J’ai eu besoin d’avoir cet engagement dans plusieurs structures, institutionnelles, associatives ou politiques. Chacune de ces expériences est enrichissante. Elles permettent de faire passer des messages et d’ouvrir les yeux sur différentes problématiques. Elles permettent aussi de constater que le sport en France n’est pas à l’égal du sport dans les pays anglo-saxons par exemple, en particulier en ce qui concerne la place du Mouvement paralympique.

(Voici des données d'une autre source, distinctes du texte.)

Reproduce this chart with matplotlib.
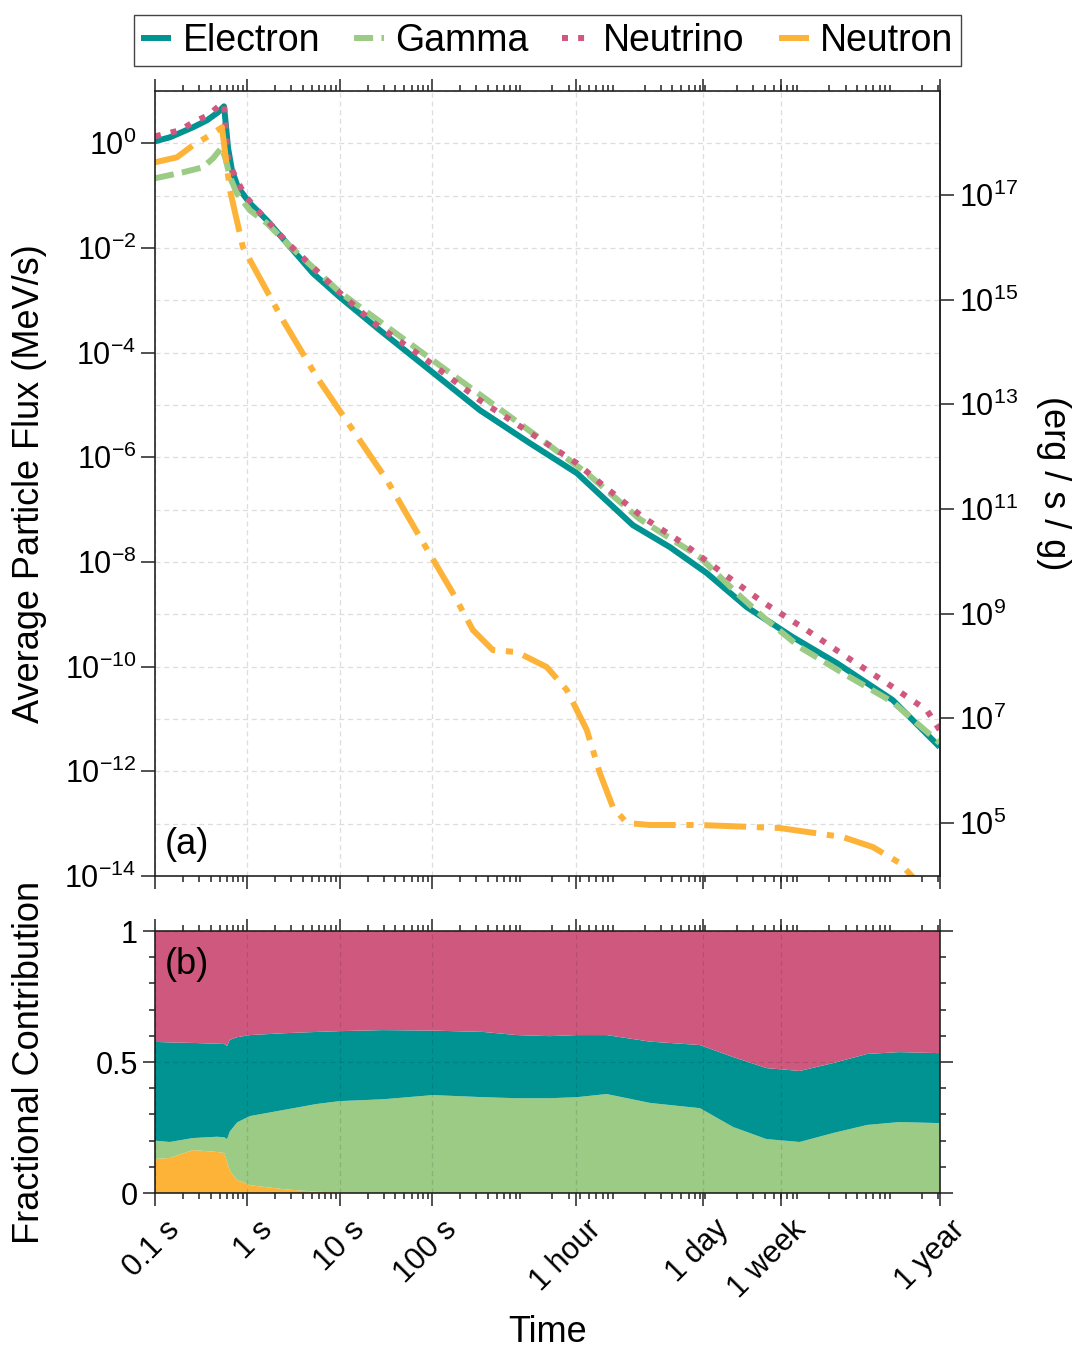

Nous avons encore du mal dans notre pays à montrer que le handicap peut être un atout, une force et non une contrainte.

Le fait d’être impliqué au niveau national ou international permet de se rendre compte de l’écart et de la différence qui perdurent en termes de crédits, de financements, mais également de perception des athlètes paralympiques de haut niveau qui n’ont pas la même image que les athlètes olympiques. Nous n’avons pas encore le même rang et le même niveau que l’on peut constater dans certains pays anglo-saxons.

A Londres par exemple, la nageuse Ellie Simmonds est une superstar ; elle est adulée, elle représente un idéal de réussite. En France, nous n’avons pas encore cette perception. Nous sommes reconnus, nous sommes appréciés, mais il reste un niveau à passer malgré tout.

Le fait de contribuer à la prise de décisions, le fait de porter des projets, c’est quelque chose d’important. Ce fut notamment le cas auprès de la Région Rhône-Alpes avec la création d’une Team Rhône-Alpes pour les Jeux de Londres, de Sotchi et de Rio. Nous avons mis en avant une aide de la Région, avec un soutien financier et un soutien en termes de compétences que ce soit pour les athlètes olympiques ou pour les athlètes paralympiques. Cela a permis de construire un projet dans sa globalité.

  • L’actuelle Ministre des Sports est issue du Mouvement sportif français. En quoi Laura Flessel peut-elle contribuer, au-delà du seul projet olympique et paralympique, à apporter une dynamique de reconnaissance ?

Laura Flessel a cette capacité de comprendre les besoins et les enjeux pour faire une carrière sportive et ce, du fait d’avoir baigner dans le sport toute sa vie. Elle a en ce sens une vision très pragmatique sur notamment comment gérer une double carrière sport-emploi ou sport-cursus scolaire et universitaire.

Du fait de notre position de sportifs de haut niveau, nous ne pouvons pas négliger ce double volet, surtout lorsque l’on sait que nous n’avons pas une visibilité en termes de sponsoring qui puisse nous permettre d’en vivre toute notre vie.

A Pékin, j’ai pu gagner un peu d’argent car j’ai remporté l’or paralympique avec une prime à la victoire de 50 000 euros. Mais il y a eu une évolution sur ce terrain également. A Athènes, lorsque j’ai remporté ma médaille de bronze, j’ai reçu une prime de 2 500 euros.

Au quotidien, c’est une problématique à prendre en compte car même si nous réussissons notre carrière, si nous remportons des victoires, cela ne nous permet pas de vivre de notre statut à 100%. Or, le haut niveau, ce sont des sacrifices quotidiens et c’est un travail à temps plein.

Avec Laura Flessel, nous avons donc une Ministre qui connait le sport, qui connait les enjeux. Et puis n’oublions pas d’ailleurs qu’elle est issue d’un sport qui n’est pas particulièrement médiatisé à l’année à l’inverse de l’athlétisme ou de la natation. Compte-tenu de cette position passée, je pense que la Ministre peut insuffler une dynamique au projet de Paris 2024 pour valoriser les sports un peu plus confidentiels et créer un élan pour toutes les disciplines, avec aussi un accent sur la culture du fait des sites choisis pour les épreuves (tir-à-l’arc sur l’Esplanade des Invalides, boxe et tennis à Roland Garros, etc…).